§ WHAT TO DO
Each line that contains the word "React" counts once; give the total for the records below and nothing else.
══════
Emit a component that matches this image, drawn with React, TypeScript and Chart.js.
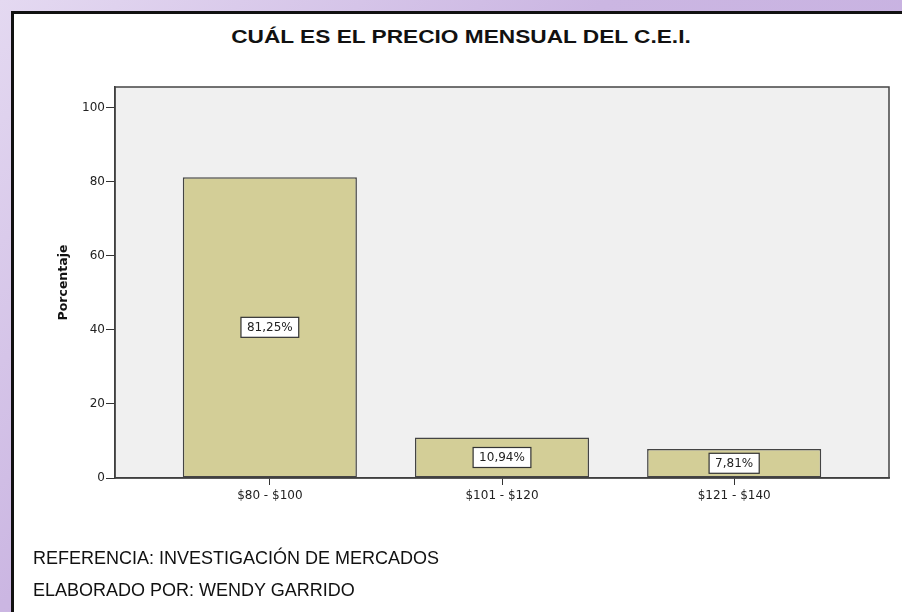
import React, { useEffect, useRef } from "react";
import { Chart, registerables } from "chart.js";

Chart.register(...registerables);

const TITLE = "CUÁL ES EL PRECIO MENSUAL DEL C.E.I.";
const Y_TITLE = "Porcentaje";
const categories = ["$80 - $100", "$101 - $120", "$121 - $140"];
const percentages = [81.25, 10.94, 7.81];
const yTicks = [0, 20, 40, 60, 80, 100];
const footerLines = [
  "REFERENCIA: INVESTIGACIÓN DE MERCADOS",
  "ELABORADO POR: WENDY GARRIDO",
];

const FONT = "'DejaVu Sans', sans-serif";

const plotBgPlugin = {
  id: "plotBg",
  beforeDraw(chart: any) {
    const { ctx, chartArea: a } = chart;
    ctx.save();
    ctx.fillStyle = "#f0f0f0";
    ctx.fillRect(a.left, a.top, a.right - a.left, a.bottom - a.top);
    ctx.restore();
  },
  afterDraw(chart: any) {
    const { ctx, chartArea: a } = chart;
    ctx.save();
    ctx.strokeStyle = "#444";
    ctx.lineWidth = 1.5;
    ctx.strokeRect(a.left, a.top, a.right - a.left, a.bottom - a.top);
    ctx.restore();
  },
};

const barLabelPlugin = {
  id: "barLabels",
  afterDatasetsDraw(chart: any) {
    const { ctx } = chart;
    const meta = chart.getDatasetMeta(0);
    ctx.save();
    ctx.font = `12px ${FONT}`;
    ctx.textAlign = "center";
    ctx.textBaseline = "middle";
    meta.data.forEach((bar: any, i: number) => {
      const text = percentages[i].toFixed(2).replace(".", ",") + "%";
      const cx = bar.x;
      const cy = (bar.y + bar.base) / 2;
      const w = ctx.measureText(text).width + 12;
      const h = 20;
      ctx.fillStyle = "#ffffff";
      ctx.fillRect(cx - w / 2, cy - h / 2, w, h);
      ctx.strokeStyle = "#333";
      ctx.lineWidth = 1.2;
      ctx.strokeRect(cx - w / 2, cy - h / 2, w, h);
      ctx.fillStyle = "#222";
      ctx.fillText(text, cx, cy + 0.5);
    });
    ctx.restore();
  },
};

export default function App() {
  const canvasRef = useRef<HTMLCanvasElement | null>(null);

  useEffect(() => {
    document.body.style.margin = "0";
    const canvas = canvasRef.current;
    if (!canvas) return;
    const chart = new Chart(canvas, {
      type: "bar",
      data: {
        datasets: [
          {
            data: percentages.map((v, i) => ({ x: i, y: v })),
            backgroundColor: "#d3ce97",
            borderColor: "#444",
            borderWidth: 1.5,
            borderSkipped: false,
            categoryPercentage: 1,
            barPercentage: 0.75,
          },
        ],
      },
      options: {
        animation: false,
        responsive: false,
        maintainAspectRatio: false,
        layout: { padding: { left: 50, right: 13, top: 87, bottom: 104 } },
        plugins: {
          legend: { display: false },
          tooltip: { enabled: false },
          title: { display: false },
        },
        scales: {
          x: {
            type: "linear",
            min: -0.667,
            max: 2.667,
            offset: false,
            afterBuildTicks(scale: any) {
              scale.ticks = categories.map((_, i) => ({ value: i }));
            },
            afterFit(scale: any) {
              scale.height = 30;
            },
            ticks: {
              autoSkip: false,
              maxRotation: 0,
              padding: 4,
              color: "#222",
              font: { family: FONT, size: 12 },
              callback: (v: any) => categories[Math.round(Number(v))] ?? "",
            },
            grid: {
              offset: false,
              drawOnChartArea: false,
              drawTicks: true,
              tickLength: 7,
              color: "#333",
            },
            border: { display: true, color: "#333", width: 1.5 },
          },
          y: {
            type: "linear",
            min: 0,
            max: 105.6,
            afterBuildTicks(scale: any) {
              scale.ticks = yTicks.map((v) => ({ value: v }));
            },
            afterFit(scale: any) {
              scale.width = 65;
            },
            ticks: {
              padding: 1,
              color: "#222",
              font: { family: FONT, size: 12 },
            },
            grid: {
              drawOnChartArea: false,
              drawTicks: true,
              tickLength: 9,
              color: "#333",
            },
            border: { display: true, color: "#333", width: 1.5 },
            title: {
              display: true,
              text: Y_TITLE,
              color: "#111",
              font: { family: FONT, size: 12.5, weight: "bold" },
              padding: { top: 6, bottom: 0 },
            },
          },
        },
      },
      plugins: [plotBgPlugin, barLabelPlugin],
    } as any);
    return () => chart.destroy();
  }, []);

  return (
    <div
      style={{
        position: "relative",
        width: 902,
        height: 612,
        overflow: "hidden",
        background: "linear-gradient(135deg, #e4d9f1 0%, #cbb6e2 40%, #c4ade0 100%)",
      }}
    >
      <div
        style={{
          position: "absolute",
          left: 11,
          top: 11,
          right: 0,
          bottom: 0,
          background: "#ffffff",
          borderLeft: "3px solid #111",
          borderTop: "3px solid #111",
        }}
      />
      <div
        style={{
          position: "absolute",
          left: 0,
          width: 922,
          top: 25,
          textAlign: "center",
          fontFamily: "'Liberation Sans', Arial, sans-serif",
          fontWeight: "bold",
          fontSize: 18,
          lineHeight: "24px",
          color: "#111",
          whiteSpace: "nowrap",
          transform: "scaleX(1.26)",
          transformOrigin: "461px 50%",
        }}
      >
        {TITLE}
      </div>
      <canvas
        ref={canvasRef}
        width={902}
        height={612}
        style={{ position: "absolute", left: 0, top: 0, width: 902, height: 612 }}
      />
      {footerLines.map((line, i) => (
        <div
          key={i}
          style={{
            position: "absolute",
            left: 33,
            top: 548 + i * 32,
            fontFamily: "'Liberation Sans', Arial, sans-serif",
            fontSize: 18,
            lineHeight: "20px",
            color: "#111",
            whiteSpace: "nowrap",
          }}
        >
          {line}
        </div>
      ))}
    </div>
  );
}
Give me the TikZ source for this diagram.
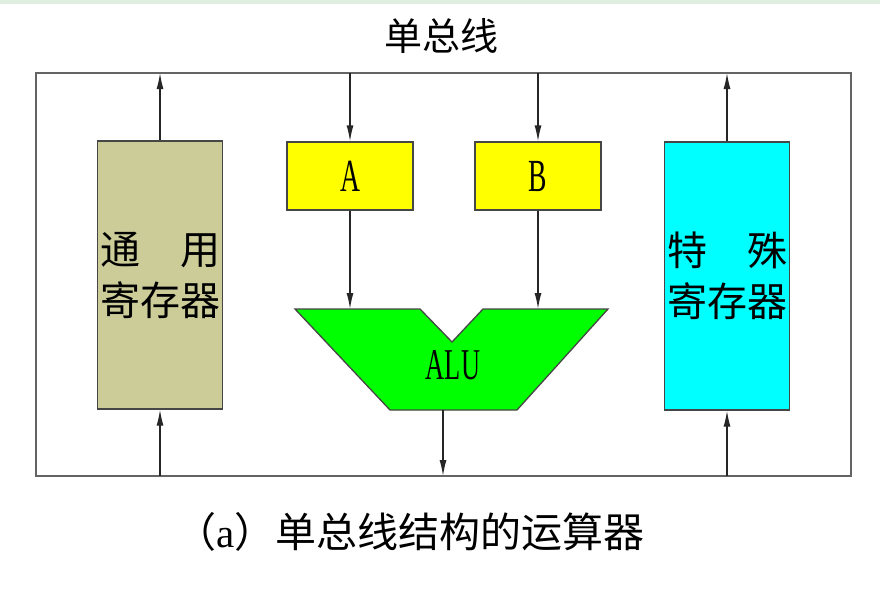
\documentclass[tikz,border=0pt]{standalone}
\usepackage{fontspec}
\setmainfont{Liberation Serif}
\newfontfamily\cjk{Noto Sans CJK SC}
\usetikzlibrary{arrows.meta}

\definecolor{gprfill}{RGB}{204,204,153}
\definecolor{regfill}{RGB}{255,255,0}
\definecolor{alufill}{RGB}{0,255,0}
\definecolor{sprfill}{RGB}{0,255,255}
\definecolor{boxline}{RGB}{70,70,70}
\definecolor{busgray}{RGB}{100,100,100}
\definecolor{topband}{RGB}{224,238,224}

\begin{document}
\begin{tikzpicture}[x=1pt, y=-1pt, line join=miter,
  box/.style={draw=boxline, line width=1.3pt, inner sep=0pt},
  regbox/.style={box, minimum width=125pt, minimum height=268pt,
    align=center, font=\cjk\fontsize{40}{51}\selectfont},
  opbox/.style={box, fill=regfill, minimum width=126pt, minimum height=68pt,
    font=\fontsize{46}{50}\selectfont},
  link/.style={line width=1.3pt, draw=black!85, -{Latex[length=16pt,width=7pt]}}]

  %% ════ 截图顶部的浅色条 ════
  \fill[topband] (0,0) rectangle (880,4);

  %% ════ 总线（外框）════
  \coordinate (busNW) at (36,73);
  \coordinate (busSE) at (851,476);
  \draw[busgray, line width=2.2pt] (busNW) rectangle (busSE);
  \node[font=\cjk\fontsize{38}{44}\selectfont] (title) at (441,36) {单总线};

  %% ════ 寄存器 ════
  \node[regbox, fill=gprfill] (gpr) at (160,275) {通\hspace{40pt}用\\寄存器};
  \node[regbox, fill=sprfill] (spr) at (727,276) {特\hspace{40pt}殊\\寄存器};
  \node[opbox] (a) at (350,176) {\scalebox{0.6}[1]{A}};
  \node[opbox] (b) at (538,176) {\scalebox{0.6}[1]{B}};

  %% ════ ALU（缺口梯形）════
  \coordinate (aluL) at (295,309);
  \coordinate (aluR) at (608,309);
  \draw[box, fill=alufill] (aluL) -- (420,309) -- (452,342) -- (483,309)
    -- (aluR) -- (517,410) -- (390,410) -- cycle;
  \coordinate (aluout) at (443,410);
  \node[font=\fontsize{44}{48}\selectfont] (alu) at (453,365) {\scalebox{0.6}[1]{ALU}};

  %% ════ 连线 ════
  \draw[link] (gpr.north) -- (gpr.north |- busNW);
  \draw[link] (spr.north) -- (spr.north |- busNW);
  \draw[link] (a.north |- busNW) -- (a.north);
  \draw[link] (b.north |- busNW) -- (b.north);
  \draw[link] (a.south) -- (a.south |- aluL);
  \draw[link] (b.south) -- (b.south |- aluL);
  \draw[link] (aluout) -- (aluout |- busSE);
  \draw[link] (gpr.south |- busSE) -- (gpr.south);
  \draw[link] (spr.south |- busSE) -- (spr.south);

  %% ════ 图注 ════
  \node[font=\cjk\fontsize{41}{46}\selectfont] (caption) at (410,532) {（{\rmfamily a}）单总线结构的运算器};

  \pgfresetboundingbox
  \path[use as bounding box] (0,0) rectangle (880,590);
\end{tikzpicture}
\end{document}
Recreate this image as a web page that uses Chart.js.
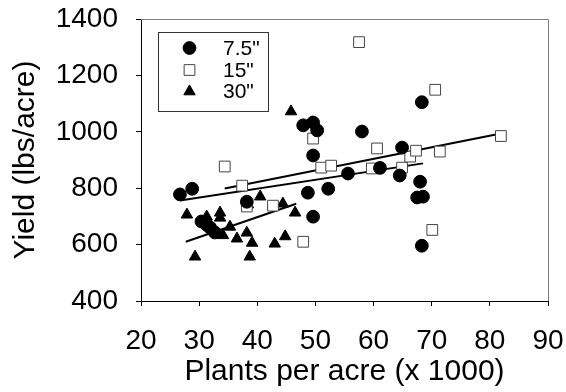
══════
§ EXPECTED OUTPUT
2